Will a bucket full of Bloody Marys and champagne at brunch make it funny do you think?
Patash said: "And to think we bought two discount tickets for this Sunday as our Valentine's gift to each other -- which will now also be the coldest freaking day of the year. And for this we're trudging in all the way from west central NJ.
Will a bucket full of Bloody Marys and champagne at brunch make it funny do you think?
"
Yeah I think this calls for LOTS of drinks. I think Señor Frogs on 42nd Street has a bottomless all you can drink brunch. Check it out. That might be the ticket.
"Camp" seems to be going the way of "amazing" as words that have no meaning anymore.
"Impossible is just a big word thrown around by small men who find it easier to live in the world they've been given than to explore the power they have to change it. Impossible is not a fact. It's an opinion. Impossible is not a declaration. It's a dare. Impossible is potential. Impossible is temporary. Impossible is nothing.”
~ Muhammad Ali
Let me start by saying that Disaster is the worst original musical to be on Broadway in my theatre going years. It's like a computer algorithm was given the task of writing the most over the top terrible show possible. It's like Max Bialystock needed to make a quick few million. It's like a high schooler year old won the Poweball and decided to take their wet dream vision of a show to Broadway. It's so bad that I cannot think of a fourth analogy. It's shockingly horrific. And I give it four out of four stars. Here's why you should be sprinting to the Nederlander box office to get ticket before this show inevitably closes on opening night:
In the same way I enjoy watching Scarlet Takes A Tumble, I enjoyed Disaster. I'm not even going to try to describe to you the visuals. Imagine any diner theatre in 1990's America mixed with an overlong Funny Or Die parody of musical and you can get the gist. The writing is filled with every troupe, cliche, and grimace worthy joke/plot device you can imagine. The direction is like a horrible senior showcase at mid-western BA program. And then you have this committed ass cast of Broadway legends and you wonder why the **** are they here? Does Seth Rudetsky have enough dirt on them to stop them from saying no to them? That's a real question.
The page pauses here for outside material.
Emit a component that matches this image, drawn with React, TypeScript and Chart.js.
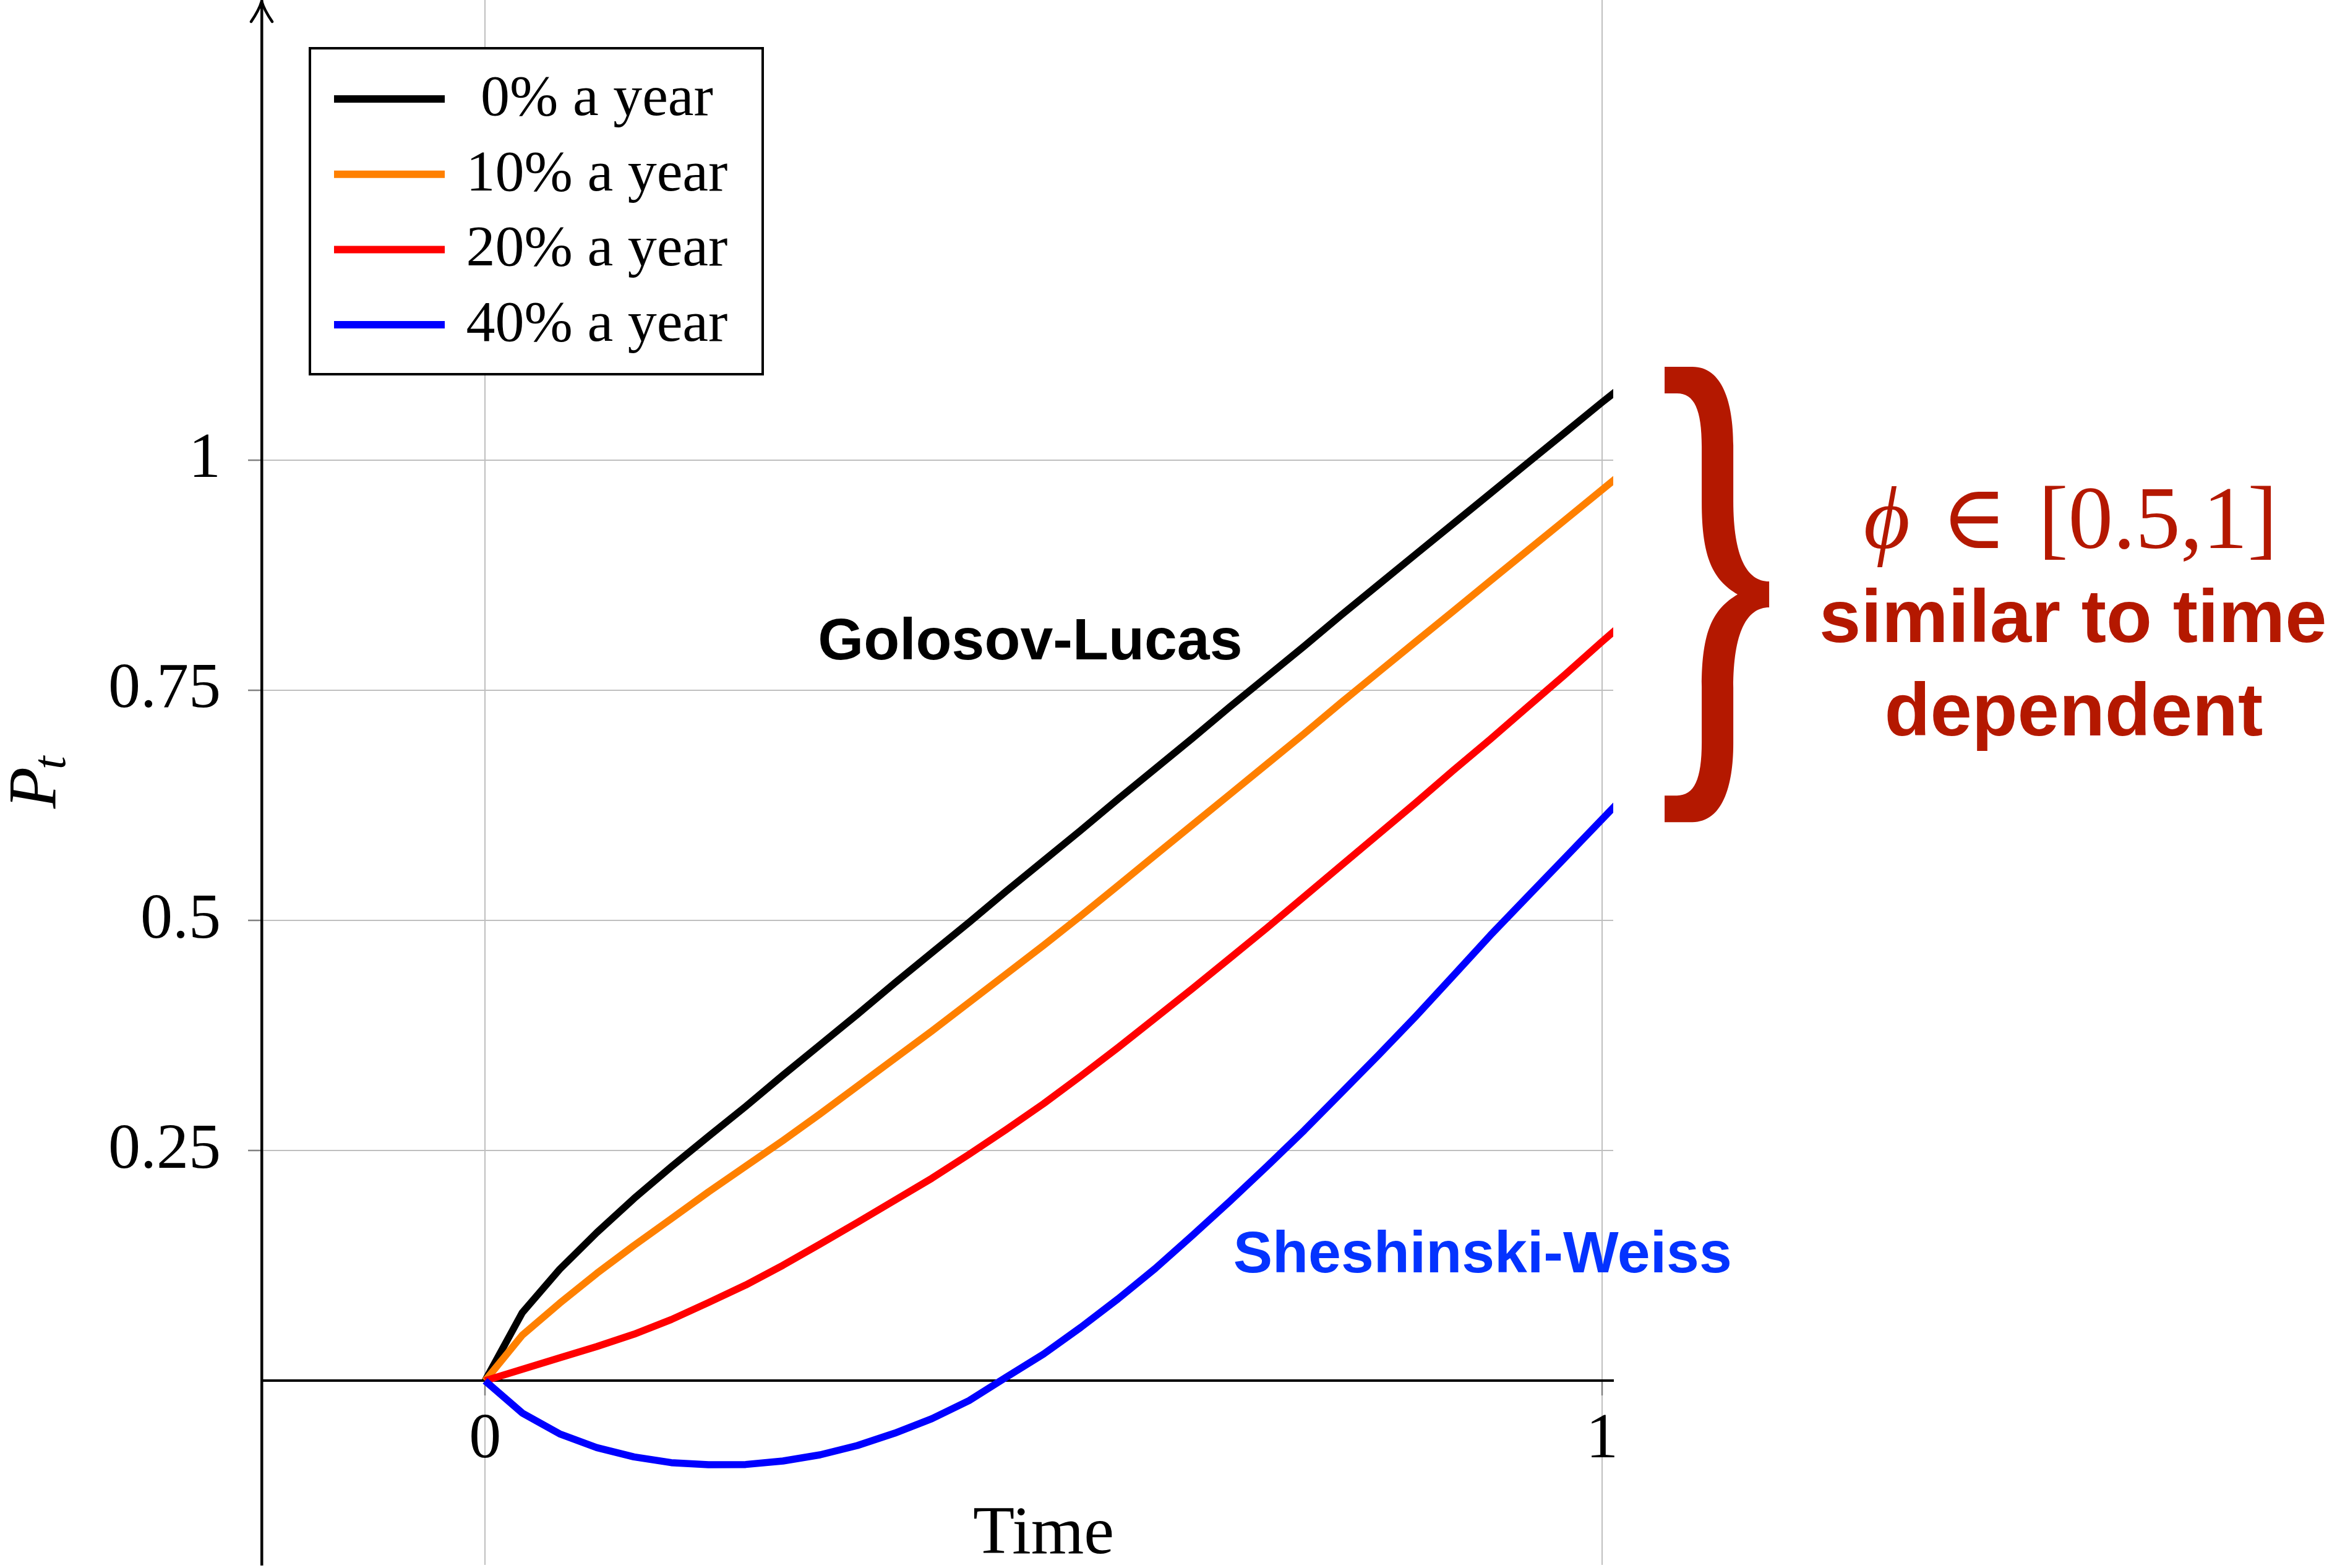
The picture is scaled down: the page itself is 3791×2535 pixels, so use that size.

But every aspect is so unbelievably trite that you can't help but get swept up in it. With a committee cast of greats almost making fun of the material, there is so much scenery chewing that you have to wonder if their jaws hurt by the end. Jennifer Simard is giving, unequivocally, the funniest performance I have ever seen in my life. I cried from laughter every time she was on the stage. My sides still hurt from wondering how the **** Faith Prince went from winning a Tony to tap dancing morse code while having a fit of Tourette's Syndrome. It's honestly so shockingly terrible that it makes the turn around back to being almost brilliant. It's an anomaly. It's a freak accident. It's every thing I hate about theatre spun into gold.
I will talk about seeing this ****ing show in ten years and it will be much more interesting to people than me telling them I saw the original cast of Hamilton because it will truly enter that level of flop where it becomes legendary.
"Plus the boat is literally on the Hudson river and is "sinking."And that's never played for laughs. The fact that they can basically just jump ashore."
Ummm. You do understand the idea of parody, right? That's the sort of thing that sounds hysterical to me.